How does gold react to interest rates?
There is a popular understanding that there exists a negative correlation between gold prices and interest rates. However, historic data and shows that this is not necessarily true. In fact, gold usually performs well when interest rates are negative, however there is no hard and fast rule about this pattern of behaviour.
Apart from interest rates, there are some other factors people believe that gold rates are associated with. Let us look at each of them.
Dollar vs. Gold
The past two decades of data show several correlations between the gold price and the US Dollar.
At the beginning of the 2000's, there is a clear up and down in the Dollar price, but very little change in the gold rate accordingly. However, right after the 2009 recession, there is a fall in the price of gold against the rise in the value of the US Dollar. Recently, the correlation between the US Dollar and gold has been random. Overall, the data doesn't show that there is a negative correlation between the gold price and the Dollar rate. Rather, it shows that there is no specific correlation. However, it is true that gold historically has been inversely correlated with the US Dollar.
The truth is that neither interest rate policies nor the US Dollar can really explain the fluctuations in the gold price.
Some investors believe that gold's increase in value to nearly $2000 is due to the weakening of the Dollar. However, these claims can only be substantiated using small sub-segments of data. Be aware that the gold rate has fluctuated between $380 to $1880 Dollars. To conclude, we can positively say that gold has an unremarkable correlation to the US Dollar.

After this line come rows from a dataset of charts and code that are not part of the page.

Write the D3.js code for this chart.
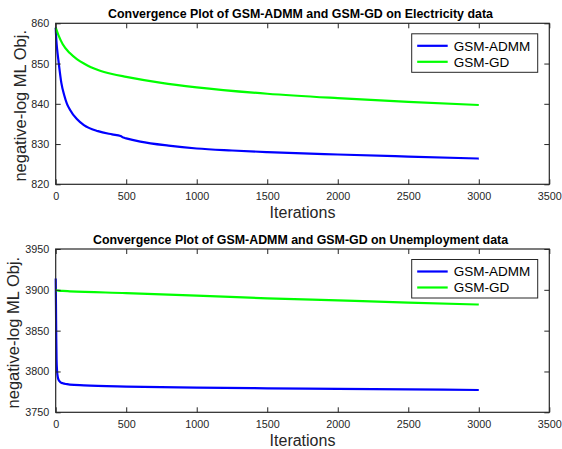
<!DOCTYPE html>
<html>
<head>
<meta charset="utf-8">
<script src="https://cdn.jsdelivr.net/npm/d3@7/dist/d3.min.js"></script>
<style>
  html, body { margin: 0; padding: 0; background: #fff; }
  svg { display: block; font-family: "Liberation Sans", Arial, Helvetica, sans-serif; }
</style>
</head>
<body>
<svg id="chart" width="562" height="449"></svg>
<script>
// Series names
const seriesNames = ["GSM-ADMM", "GSM-GD"];
const seriesColors = ["#0000ff", "#00ff00"];

// Shared x ticks
const xTicks = [0, 500, 1000, 1500, 2000, 2500, 3000, 3500];

// Electricity data: objective vs iteration
const elecAdmmIter = [0, 5, 10, 20, 40, 60, 80, 100, 150, 200, 300, 400, 460, 480, 500, 600, 800, 1000, 1250, 1500, 2000, 2500, 3000];
const elecAdmmVal  = [858.9, 855.6, 853.6, 850.6, 845.2, 842.2, 840.0, 838.6, 836.2, 834.7, 833.2, 832.4, 832.0, 831.6, 831.4, 830.6, 829.6, 828.9, 828.4, 828.0, 827.4, 826.9, 826.4];
const elecGdIter   = [0, 20, 50, 100, 150, 200, 250, 300, 400, 500, 750, 1000, 1500, 2000, 2500, 3000];
const elecGdVal    = [858.9, 857.0, 854.8, 852.6, 851.1, 850.0, 849.1, 848.4, 847.4, 846.7, 845.2, 844.1, 842.5, 841.4, 840.5, 839.7];
const elecYTicks   = [820, 830, 840, 850, 860];

// Unemployment data: objective vs iteration
const unempAdmmIter = [0, 2, 4, 6, 10, 15, 20, 30, 50, 80, 100, 200, 500, 1000, 1500, 2000, 2500, 3000];
const unempAdmmVal  = [3914, 3880, 3840, 3815, 3800, 3793, 3790, 3787.5, 3785.5, 3784.5, 3784, 3783, 3781.5, 3780.3, 3779.4, 3778.7, 3778, 3777.3];
const unempGdIter   = [0, 20, 50, 100, 500, 1000, 1500, 2000, 2500, 3000];
const unempGdVal    = [3899.8, 3899.0, 3898.6, 3898.2, 3896.0, 3893.0, 3889.6, 3887.0, 3884.4, 3882.0];
const unempYTicks   = [3750, 3800, 3850, 3900, 3950];

const panels = [
  {
    title: "Convergence Plot of GSM-ADMM and GSM-GD on Electricity data",
    top: 23.3, bottom: 184.3, yLabelX: 26,
    yDomain: [820, 860], yTicks: elecYTicks,
    series: [
      { iter: elecAdmmIter, val: elecAdmmVal },
      { iter: elecGdIter, val: elecGdVal }
    ]
  },
  {
    title: "Convergence Plot of GSM-ADMM and GSM-GD on Unemployment data",
    top: 249, bottom: 412.3, yLabelX: 19,
    yDomain: [3750, 3950], yTicks: unempYTicks,
    series: [
      { iter: unempAdmmIter, val: unempAdmmVal },
      { iter: unempGdIter, val: unempGdVal }
    ]
  }
];

const svg = d3.select("#chart");
const left = 55.7, right = 549.3;
const axisColor = "#262626";
const tickLen = 5;

panels.forEach((p, pi) => {
  const x = d3.scaleLinear().domain([0, 3500]).range([left, right]);
  const y = d3.scaleLinear().domain(p.yDomain).range([p.bottom, p.top]);
  const g = svg.append("g");

  // Lines
  const line = d3.line().curve(d3.curveMonotoneX);
  p.series.forEach((s, i) => {
    const pts = s.iter.map((it, k) => [x(it), y(s.val[k])]);
    g.append("path")
      .attr("d", line(pts))
      .attr("fill", "none")
      .attr("stroke", seriesColors[i])
      .attr("stroke-width", 2.2)
      .attr("stroke-linejoin", "round")
      .attr("stroke-linecap", "butt");
  });

  // Bottom axis (ticks point inward)
  const xAxisB = d3.axisBottom(x).tickValues(xTicks).tickSize(-tickLen).tickPadding(8.5).tickFormat(d3.format("d"));
  const gxb = g.append("g").attr("transform", `translate(0,${p.bottom})`).call(xAxisB);
  // Top axis mirror ticks
  const xAxisT = d3.axisTop(x).tickValues(xTicks).tickSize(-tickLen).tickFormat("");
  const gxt = g.append("g").attr("transform", `translate(0,${p.top})`).call(xAxisT);
  // Left axis
  const yAxisL = d3.axisLeft(y).tickValues(p.yTicks).tickSize(-tickLen).tickPadding(6.4).tickFormat(d3.format("d"));
  const gyl = g.append("g").attr("transform", `translate(${left},0)`).call(yAxisL);
  // Right axis mirror ticks
  const yAxisR = d3.axisRight(y).tickValues(p.yTicks).tickSize(-tickLen).tickFormat("");
  const gyr = g.append("g").attr("transform", `translate(${right},0)`).call(yAxisR);

  [gxb, gxt, gyl, gyr].forEach(a => {
    a.select(".domain").remove();
    a.selectAll(".tick line").attr("stroke", axisColor).attr("stroke-width", 1);
    a.selectAll(".tick text")
      .attr("fill", axisColor)
      .style("font-size", "10.8px")
      .style("font-family", "'Liberation Sans', Arial, Helvetica, sans-serif");
  });
  // Axes box
  g.append("rect")
    .attr("x", left).attr("y", p.top)
    .attr("width", right - left).attr("height", p.bottom - p.top)
    .attr("fill", "none").attr("stroke", axisColor).attr("stroke-width", 1.2);

  // Title
  g.append("text")
    .attr("x", (left + right) / 2 - 2).attr("y", p.top - 5)
    .attr("text-anchor", "middle")
    .style("font-weight", "bold").style("font-size", "12.4px")
    .attr("fill", "#000")
    .text(p.title);

  // X label
  g.append("text")
    .attr("x", (left + right) / 2).attr("y", p.bottom + 33.5)
    .attr("text-anchor", "middle")
    .style("font-size", "16px")
    .attr("fill", axisColor)
    .text("Iterations");

  // Y label
  g.append("text")
    .attr("transform", `translate(${p.yLabelX},${(p.top + p.bottom) / 2 + 2}) rotate(-90)`)
    .attr("text-anchor", "middle")
    .style("font-size", "16.5px")
    .attr("fill", axisColor)
    .text("negative-log ML Obj.");

  // Legend
  const lx = 411.7, ly = p.top + 10.5, lw = 126, lh = 38.5;
  const lg = g.append("g");
  lg.append("rect")
    .attr("x", lx).attr("y", ly).attr("width", lw).attr("height", lh)
    .attr("fill", "#fff").attr("stroke", axisColor).attr("stroke-width", 1);
  seriesNames.forEach((name, i) => {
    const cy = ly + 12 + i * 16;
    lg.append("line")
      .attr("x1", lx + 5.5).attr("x2", lx + 36)
      .attr("y1", cy).attr("y2", cy)
      .attr("stroke", seriesColors[i]).attr("stroke-width", 2.2);
    lg.append("text")
      .attr("x", lx + 42).attr("y", cy)
      .attr("dy", "0.36em")
      .style("font-size", "13.5px")
      .attr("fill", "#000")
      .text(name);
  });
});
</script>
</body>
</html>
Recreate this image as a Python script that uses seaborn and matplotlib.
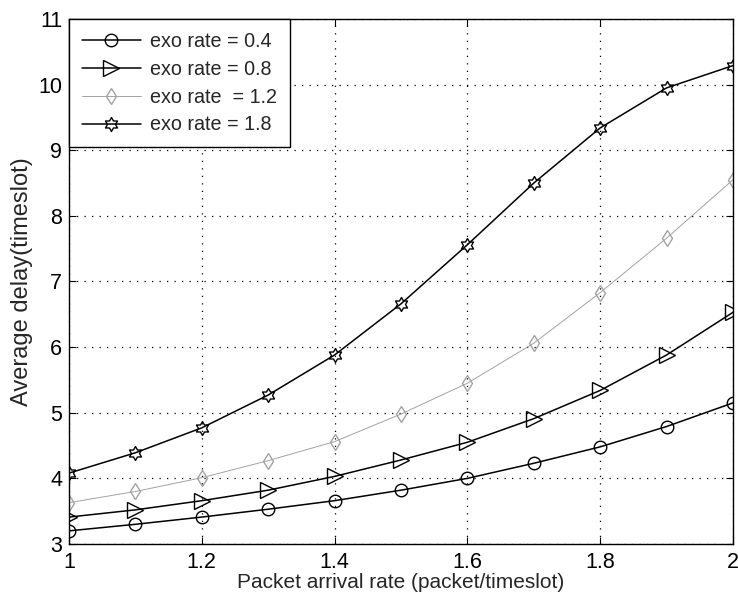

Faith in Central Banks vs. Gold
Faith in central banks, however, does impact the price of gold. When US inflation hit a record high in 1980 at 14.8%, the Fed responded by raising rates to 20% in 1981. Gold prices plunged after that but that had little to do with the rates themselves. Instead, rates hikes restored public faith in the central banks, which in turn allowed people to believe that the Fed had control of the economy.
In 2012, Mario Draghi of the ECB stated that he would do “Whatever It Takes” to preserve the ration ratio. In reality the ECB didn’t do much. However, Draghi's words were enough to restore faith in the central bank, which affected the gold.
What moves the Gold Market?
As Erb and Harvey noted in their paper 'The Golden Dilemma', the gold has a positive elasticity. This means that as more people buy gold, the price of yellow metal rises accordingly with demand. It also means that there is no basis fundamental to the gold price and it is not affected by monetary policy.
Rising interest rates may affect currencies, which subsequently may affect the prices of gold. However, the price of gold is actually correlated with market demand, supply and investor behavior.